The real story of Gallipoli was the shock realisation by our soldiers that our masters treated us as cannon fodder. The bravery of our soldiers couldn't hide this fact. We were supposed to take a few weeks to put "Little Johnny Turk" to flight and take control of his country. Unfortunately, we underestimated the bravery and courage of their farm boys.

They had home advantage, of course. People fight harder when their country is being invaded. Most of our troops didn't even know where they were, let alone what they were fighting for. On top of that, the Turk officers were better than ours.

Even when one of the few senior New Zealand officers, Colonel Malone, did reach the Gallipoli summit, the British sent no reinforcements. Instead, they bombed our troops, killing Malone and most of his soldiers. To cover their incompetence, they blamed Malone. Even the most loyal Anglophile realised we were mugs but it took a few years to sink in. After all, once we were pulled off the mountain we went off to Europe to participate in the bloodbath there.

When we scratch our heads at today's fanatical suicide bombers, it isn't too far from what young men were doing fewer than 100 years ago. They knew they were going to die but went to their death in their millions, willingly.

It was either for the German Kaiser or the British King, depending on where you were born. God was apparently on both sides.

Anzac Day truly should be an occasion where we affirm there is no place for war and political violence in our world. But, deep down, we know it's all a sham.

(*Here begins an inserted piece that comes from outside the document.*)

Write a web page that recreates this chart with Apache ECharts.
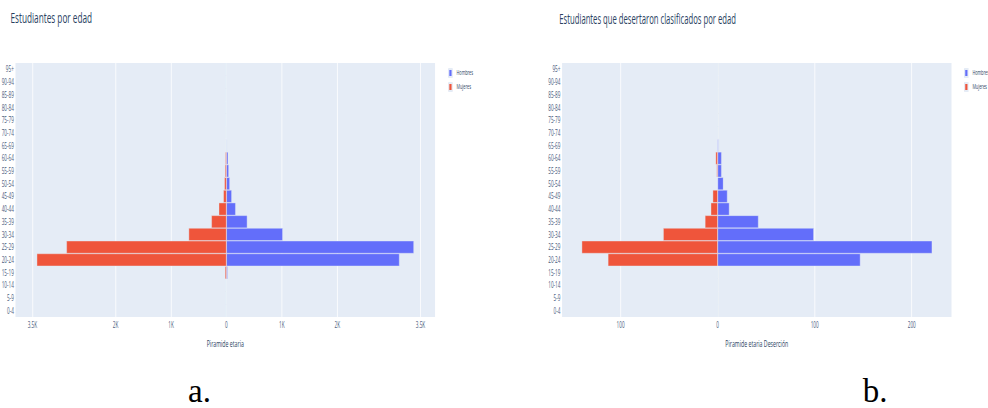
<!DOCTYPE html>
<html>
<head>
<meta charset="utf-8">
<script src="https://cdn.jsdelivr.net/npm/echarts@6/dist/echarts.min.js"></script>
<style>
  html, body { margin: 0; padding: 0; background: #ffffff; width: 988px; height: 408px; overflow: hidden; }
  #chart { width: 1797px; height: 408px; transform: scaleX(0.55); transform-origin: 0 0; }
</style>
</head>
<body>
<div id="chart"></div>
<script>
// Age groups (bottom to top)
const ageGroups = ["0-4","5-9","10-14","15-19","20-24","25-29","30-34","35-39","40-44","45-49",
                   "50-54","55-59","60-64","65-69","70-74","75-79","80-84","85-89","90-94","95+"];

// a. Estudiantes por edad
const studentsMen   = [0, 0, 0, 20, 3120, 3380, 1015, 375, 165, 95, 60, 42, 30, 8, 2, 0, 0, 0, 0, 0];
const studentsWomen = [0, 0, 0, -25, -3420, -2885, -680, -270, -137, -54, -36, -24, -18, -4, -4, 0, 0, 0, 0, 0];

// b. Estudiantes que desertaron
const dropoutMen    = [0, 0, 0, 0, 147, 221, 99, 42, 12, 10, 6, 4, 4, 1, 0, 0, 0, 0, 0, 0];
const dropoutWomen  = [0, 0, 0, 0, -113, -140, -56, -13, -7, -5, 0, -1, -2, 0, 0, 0, 0, 0, 0, 0];

// tick values
const ticksA = [-3500, -2000, -1000, 0, 1000, 2000, 3500];
const ticksB = [-100, 0, 100, 200];

const legendNames = ["Hombres", "Mujeres"];
const titles = ["Estudiantes por edad", "Estudiantes que desertaron clasificados por edad"];
const axisNames = ["Piramide etaria", "Piramide etaria Deserción"];
const panelLabels = ["a.", "b."];

const FONT = "Open Sans";
const TXT = "#2a3f5f";
const TICK = "#4a5d7e";
const BLUE = "#636EFA";
const RED = "#EF553B";
const SQ = 0.55;

function fmtK(v) {
  const a = Math.abs(v);
  if (a === 0) return "0";
  return (a / 1000) + "K";
}

function xAxisCfg(gridIndex, min, max, ticks, name, fmt) {
  return {
    type: "value", gridIndex, min, max,
    name, nameLocation: "middle", nameGap: 21,
    nameTextStyle: { fontFamily: FONT, fontSize: 9.5, color: TXT },
    axisLine: { show: false },
    axisTick: { show: false, customValues: ticks },
    axisLabel: { customValues: ticks, formatter: fmt, fontFamily: FONT, fontSize: 8.5, color: TICK, margin: 3 },
    splitLine: { show: true, lineStyle: { color: "#ffffff", width: 1 } }
  };
}
function yAxisCfg(gridIndex) {
  return {
    type: "category", gridIndex, data: ageGroups,
    axisLine: { show: false, onZero: false },
    axisTick: { show: false },
    axisLabel: { fontFamily: FONT, fontSize: 8.5, color: TICK, margin: 3, interval: 0 },
    splitLine: { show: false }
  };
}
function barSeries(name, data, idx, color) {
  return {
    name, type: "bar", data, stack: "s" + idx,
    xAxisIndex: idx, yAxisIndex: idx,
    barCategoryGap: "0%",
    itemStyle: { color, borderColor: "#E5ECF6", borderWidth: 0.5 },
    emphasis: { disabled: true }
  };
}
function legendCfg(left) {
  return {
    data: legendNames, orient: "vertical", left, top: 68, padding: 0,
    icon: "rect", itemWidth: 6, itemHeight: 8, itemGap: 4,
    textStyle: { fontFamily: FONT, fontSize: 7, color: TXT, padding: [0, 0, 0, 3] }
  };
}

const chart = echarts.init(document.getElementById("chart"), null, { renderer: "svg" });
chart.setOption({
  animation: false,
  backgroundColor: "#ffffff",
  title: [
    { text: titles[0], left: 19, top: 10, padding: 0, textStyle: { fontFamily: FONT, fontSize: 15, fontWeight: "normal", color: TXT } },
    { text: titles[1], left: 1017, top: 11, padding: 0, textStyle: { fontFamily: FONT, fontSize: 14, fontWeight: "normal", color: TXT } }
  ],
  legend: [legendCfg(815), legendCfg(1753)],
  grid: [
    { left: 23, top: 63, width: 768, height: 254, show: true, backgroundColor: "#E5ECF6", borderWidth: 0 },
    { left: 1022, top: 63, width: 708, height: 254, show: true, backgroundColor: "#E5ECF6", borderWidth: 0 }
  ],
  xAxis: [
    xAxisCfg(0, -3805, 3763, ticksA, axisNames[0], fmtK),
    xAxisCfg(1, -160.3, 241, ticksB, axisNames[1], v => String(Math.abs(v)))
  ],
  yAxis: [yAxisCfg(0), yAxisCfg(1)],
  series: [
    barSeries(legendNames[0], studentsMen, 0, BLUE),
    barSeries(legendNames[1], studentsWomen, 0, RED),
    barSeries(legendNames[0], dropoutMen, 1, BLUE),
    barSeries(legendNames[1], dropoutWomen, 1, RED)
  ],
  graphic: [
    { type: "text", x: 342, y: 391, scaleX: 1 / SQ, silent: true,
      style: { text: panelLabels[0], fontFamily: "Liberation Serif", fontSize: 33, lineHeight: 24, fill: "#000", align: "left", verticalAlign: "middle" } },
    { type: "text", x: 1568.5, y: 391, scaleX: 1 / SQ, silent: true,
      style: { text: panelLabels[1], fontFamily: "Liberation Serif", fontSize: 33, lineHeight: 24, fill: "#000", align: "left", verticalAlign: "middle" } }
  ]
});
</script>
</body>
</html>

We "honour" our war dead who voluntarily went to invade Gallipoli and kill Turkish peasants on behalf of our British masters. Do we honour the Turkish youth whom we slaughtered while they were defending their country? Do we honour the hundreds of Kiwis imprisoned who opposed the Great War? Of course not. We feel comfortable with historic illusion.

Of course, we want to honour the deaths of young, naive men sent to their doom by cynical world rulers a century ago. But if we really wanted to honour them we would oppose our soldiers occupying parts of the Middle East on behalf of a new empire.

The only thing that's changed is that instead of being pawns of a British Empire and a half-witted King, we are now playthings for an American Empire and a dim-witted Republican President.